Rosin, Arnošt

Arnošt Rosin
Arnošt Rosin

Arnošt Rosin (born in 2013) was deported to Auschwitz from Slovakia on 17 April 1942. He escaped from the camp on 27 May 1944 together with Czesław Mordowicz. They both wrote a report together, which was added to the so-called War Refugee Board Report, whose main component is a lengthy report authored by Alfred Wetzler and Rudolf Vrba. However, Rosin’s and Mordowicz’s essay was added not as an independent account, but as a sequel to Wetzler’s and Vrba’s text. It is a brief chronicle of alleged events without further information on the alleged extermination techniques. In particular, it does not mention the alleged bunkers of Birkenau, a topic also neglected by Wetzler and Vrba. The report furthermore does not claim that Rosin had been a member of the Sonderkommando, yet merely repeats hearsay information from them.

One specific claim allegedly learned from the Sonderkommando is an invented inspection of Birkenau’s Crematorium II by Himmler in mid-May 1944, just at the start of the deportation of the Hungarian Jews. Another invented, rather puerile fairy tale allegedly learned from the Sonderkommando is the claimed inspection of the Auschwitz Camp and of Birkenau’s Crematorium II by a committee of four Dutch Jews, who wrote a report describing the conditions at Auschwitz in favorable terms, but who then unfortunately ended up getting killed when entering the crematorium. Needless to say, there is no trace of any of this happening, nor is it conceivable that the German authorities would have agreed to an inspection by a “committee of Jews.”

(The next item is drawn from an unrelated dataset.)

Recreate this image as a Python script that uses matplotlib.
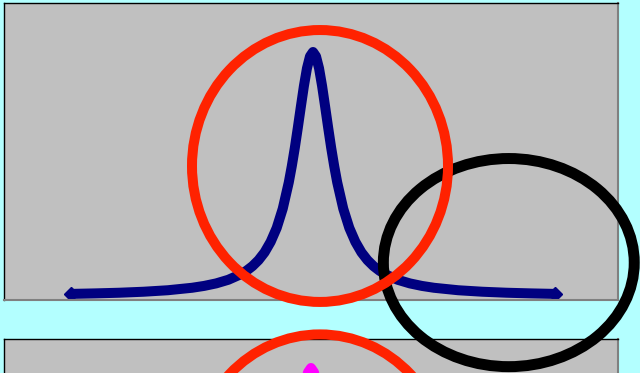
import matplotlib
matplotlib.use("Agg")
import matplotlib.pyplot as plt
from matplotlib.patches import Ellipse

# --- data ---
x_vals = [-10, -9, -8, -7, -6, -5, -4.5, -4, -3.5, -3, -2.75, -2.5, -2.25, -2, -1.75,
          -1.5, -1.25, -1, -0.875, -0.75, -0.625, -0.5, -0.375, -0.25, -0.125, 0,
          0.125, 0.25, 0.375, 0.5, 0.625, 0.75, 0.875, 1, 1.25, 1.5, 1.75, 2, 2.25,
          2.5, 2.75, 3, 3.5, 4, 4.5, 5, 6, 7, 8, 9, 10]
peak_vals = [0.0086, 0.0107, 0.0134, 0.0175, 0.0236, 0.0337, 0.0413, 0.0517, 0.0665,
             0.0884, 0.1034, 0.1225, 0.147, 0.179, 0.222, 0.279, 0.358, 0.466, 0.533,
             0.608, 0.691, 0.777, 0.861, 0.933, 0.982, 1.0, 0.982, 0.933, 0.861,
             0.777, 0.691, 0.608, 0.533, 0.466, 0.358, 0.279, 0.222, 0.179, 0.147,
             0.1225, 0.1034, 0.0884, 0.0665, 0.0517, 0.0413, 0.0337, 0.0236, 0.0175,
             0.0134, 0.0107, 0.0086]
peak2_vals = list(peak_vals)

# annotation ellipses (figure fraction): center x, center y, width, height
red_rings = [(0.5, 0.555, 0.40, 0.729), (0.5, -0.261, 0.40, 0.729)]
black_rings = [(0.795, 0.296, 0.392, 0.558)]

W, H = 640, 373
fig = plt.figure(figsize=(W / 100, H / 100), dpi=100)
fig.patch.set_facecolor('#b3ffff')

def style_ax(ax):
    ax.set_facecolor('#c0c0c0')
    ax.set_xticks([])
    ax.set_yticks([])
    for s in ['top', 'left']:
        ax.spines[s].set_color('black')
        ax.spines[s].set_linewidth(1.0)
    for s in ['bottom', 'right']:
        ax.spines[s].set_color('#808080')
        ax.spines[s].set_linewidth(1.5)

# top panel
ax1 = fig.add_axes([4 / W, 1 - 300 / H, 614 / W, 297 / H])
style_ax(ax1)
ax1.plot(x_vals, peak_vals, color='#000080', lw=7.2, marker='D', ms=7.5,
         markevery=[0, len(x_vals) - 1],
         solid_joinstyle='round', solid_capstyle='butt')
ax1.set_xlim(-309 / 24.2, 305 / 24.2)
ax1.set_ylim(-4 / 244, 1 + 49 / 244)

# bottom panel (extends below the figure)
ax2 = fig.add_axes([4 / W, 1 - 636 / H, 614 / W, 297 / H])
style_ax(ax2)
ax2.plot([v - 2 / 24.2 for v in x_vals], peak2_vals, color='#ff00ff', lw=7.2,
         marker='D', ms=7.5, markevery=[0, len(x_vals) - 1],
         solid_joinstyle='round', solid_capstyle='butt')
ax2.set_xlim(-309 / 24.2, 305 / 24.2)
ax2.set_ylim(1 + 29 / 244 - 297 / 244, 1 + 29 / 244)

for (cx, cy, w, h) in black_rings:
    fig.add_artist(Ellipse((cx, cy), w, h, transform=fig.transFigure,
                           fill=False, edgecolor='black', lw=7.9, zorder=10))
for (cx, cy, w, h) in red_rings:
    fig.add_artist(Ellipse((cx, cy), w, h, transform=fig.transFigure,
                           fill=False, edgecolor='#ff2200', lw=7.2, zorder=11))

fig.savefig('out.png', dpi=100, facecolor=fig.get_facecolor())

Rosin’s contribution to this report also claims that, during the deportation of Hungarian Jews to Auschwitz, “4 pits about 30 meters long and 15 meters wide” were burning day and night near Birkenau Camp, making the camp’s cremation capacity “almost unlimited.” However, air photos show that no huge burning and smoking pits existed during that time.

In later testimonies, in order to be able to describe things in more detail, Rosin depicted himself suddenly as a member of the Sonderkommando, which is simply a postwar invention to be able to testify in court. Rosin testified during the Polish show trials against former Auschwitz camp commandant Rudolf Höss and against other members of the Auschwitz Camp’s former staff. Rosin stated, among other things:

  • Because freshly dug mass graves had filled up with water, pumps were brought, and the three top officials of the camp themselves, Höss among them, pumped out the water with the help of others. No camp commandant would be present, let alone help, to do such menial work. This was clearly a lie meant to frame the defendant.
  • Rosin described the facilities where mass murder supposedly occurred in April 1942, when he claimed to have started working there. This would have been the so-called Bunker 1, but his description of it and its start of operation (sometime in May 1942) do not match the orthodox account. For Rosin, the facility allegedly had only one chamber measuring 4 m × 4 m, or maybe 5 m × 5 m, yet 300 persons were forced into it, resulting in an impossible packing density between 12 and 19 persons per square meter. The orthodoxy insists, however, that this phantom facility measured some 15 m × 6 m, had two gas chambers, and started operations in late March 1942.
  • Himmler’s crematorium inspection from mid-May 1944 was shifted by Rosin to February 1943, on occasion of the first claimed gassing in Crematorium II, and Poland’s governor general Hans Frank was present as well, which is a unique claim. This change makes Rosin’s story align better with other witness statements, but even the orthodoxy agrees that these stories are all false, hence made up.
  • Rosin stated that all inmates of the Sonderkommando were eventually killed on special orders from Höss. Again, this was a lie to frame Höss. But if all Sonderkommando members were killed, and he was one of them, how did he manage to survive? He doesn’t say, but it probably doesn’t matter, since his membership and all tales based on it are pure inventions.